The other function of the settlement, or of that movement of which the settlement is the most concrete illustration, is to enable us to form new moral judgments as to what is right and wrong, where we have been in such painful doubt. It is here that the settlement is enabled to accomplish what the pulpit cannot accomplish, The pulpit is called upon to inspire to right conduct, not to find out what is the right-unless the right is so plain that he who runs may read. While its dogma has been abstruse its morality has been uniformly simple.
When, then, new problems arise, such as the question of the right of the employer to use his property rights to control and exploit the labor of children and women, the justice of the union in its effort to advance the wage, and a hundred more such problems which have been crowding upon us, the pulpit is unable to solve them, because it has not the apparatus, and the scientific technique which the solution of such problems demands.

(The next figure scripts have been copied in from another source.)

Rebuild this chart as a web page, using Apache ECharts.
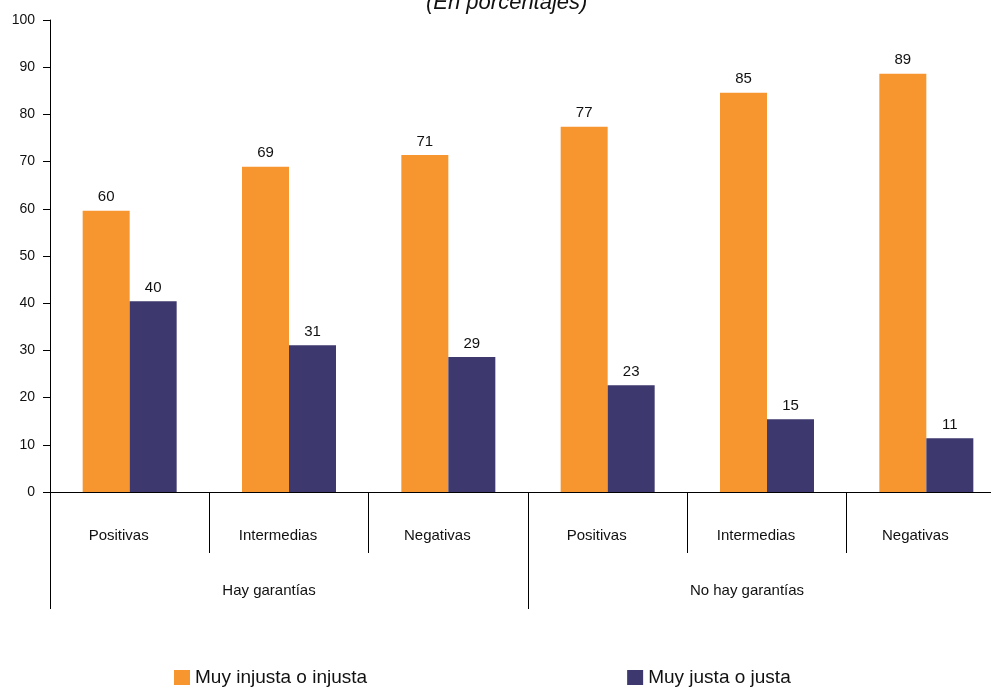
<!DOCTYPE html>
<html>
<head>
<meta charset="utf-8">
<script src="https://cdn.jsdelivr.net/npm/echarts@6/dist/echarts.min.js"></script>
<style>
html,body{margin:0;padding:0;background:#fff;overflow:hidden;}
#chart{width:1006px;height:688px;}
</style>
</head>
<body>
<div id="chart"></div>
<script>
const categories = ['Positivas', 'Intermedias', 'Negativas', 'Positivas', 'Intermedias', 'Negativas'];
const groups = ['Hay garantías', 'No hay garantías'];
const seriesNames = ['Muy injusta o injusta', 'Muy justa o justa'];
const injusta = [59.6, 68.9, 71.4, 77.4, 84.6, 88.6];
const justa = [40.4, 31.1, 28.6, 22.6, 15.4, 11.4];
const yTicks = { min: 0, max: 100, interval: 10 };
const titleText = '(En porcentajes)';

const FONT = "'Liberation Sans', Arial, sans-serif";
const chart = echarts.init(document.getElementById('chart'), null, { renderer: 'canvas' });

const labelCfg = {
  show: true,
  position: 'top',
  distance: 6,
  fontFamily: FONT,
  fontSize: 15,
  color: '#111',
  formatter: p => Math.round(p.value)
};

chart.setOption({
  animation: false,
  backgroundColor: '#fff',
  title: {
    text: titleText,
    left: 421,
    top: -13,
    textStyle: { fontFamily: FONT, fontSize: 22, fontStyle: 'italic', fontWeight: 'normal', color: '#111' }
  },
  legend: {
    left: 174,
    top: 668,
    padding: 0,
    itemWidth: 16,
    itemHeight: 15,
    itemGap: 260,
    icon: 'rect',
    textStyle: { fontFamily: FONT, fontSize: 19, color: '#111' },
    data: seriesNames
  },
  grid: { left: 50, right: 0, top: 20, bottom: 196, containLabel: false },
  xAxis: [
    {
      type: 'category',
      data: categories,
      position: 'bottom',
      axisLine: { show: true, lineStyle: { color: '#000', width: 1 } },
      axisTick: { show: true, length: 61, interval: 0, lineStyle: { color: '#000', width: 1 } },
      axisLabel: { interval: 0, margin: 36, fontFamily: FONT, fontSize: 15, color: '#111', padding: [0, 22, 0, 0] }
    },
    {
      type: 'category',
      data: groups,
      position: 'bottom',
      axisLine: { show: false },
      axisTick: { show: true, length: 117, interval: 0, lineStyle: { color: '#000', width: 1 } },
      axisLabel: { interval: 0, margin: 91, fontFamily: FONT, fontSize: 15, color: '#111', padding: [0, 40, 0, 0] },
      splitLine: { show: false }
    }
  ],
  yAxis: {
    type: 'value',
    min: yTicks.min,
    max: yTicks.max,
    interval: yTicks.interval,
    axisLine: { show: true, lineStyle: { color: '#000', width: 1 } },
    axisTick: { show: true, length: 7, inside: false, lineStyle: { color: '#000' } },
    axisLabel: { margin: 15, fontFamily: FONT, fontSize: 14, color: '#111' },
    splitLine: { show: false }
  },
  series: [
    {
      name: seriesNames[0],
      type: 'bar',
      xAxisIndex: 0,
      data: injusta,
      barWidth: 47,
      barGap: '0%',
      itemStyle: { color: '#F7952F' },
      label: labelCfg
    },
    {
      name: seriesNames[1],
      type: 'bar',
      xAxisIndex: 0,
      data: justa,
      barWidth: 47,
      barGap: '0%',
      itemStyle: { color: '#3D386E' },
      label: labelCfg
    }
  ]
});
</script>
</body>
</html>
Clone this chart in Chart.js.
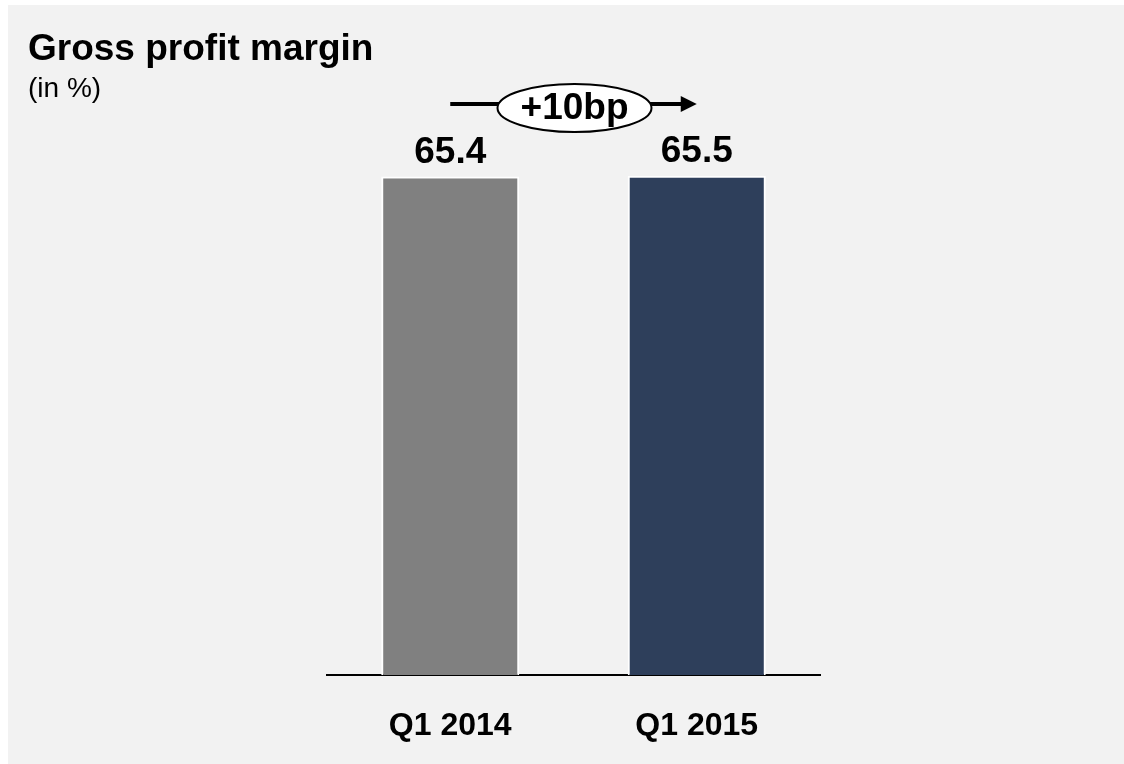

In the meantime it holds its peace, for it must give no uncertain sound to the battle. The only overt social issues with which the pulpit in recent time has identified itself have been temperance and chastity.
The settlement, on the other hand, is not primarily engaged in fighting evils but in finding out what the evils are; not in enforcing preformed moral judgments, but in forming new moral judgments. Not that the settlement is to be confounded with the university in its scientific work. It is more than an observer, a student of a situation. It has voluntarily made itself a part of the community. It is finding out its own duty, not the duty of others. It is discovering proper lines of conduct, not primarily facts. The settlement is practical in its attitude, but inquiring and scientific in its method. If it did nothing else it illustrates concretely how the community ought to form a new moral judgment.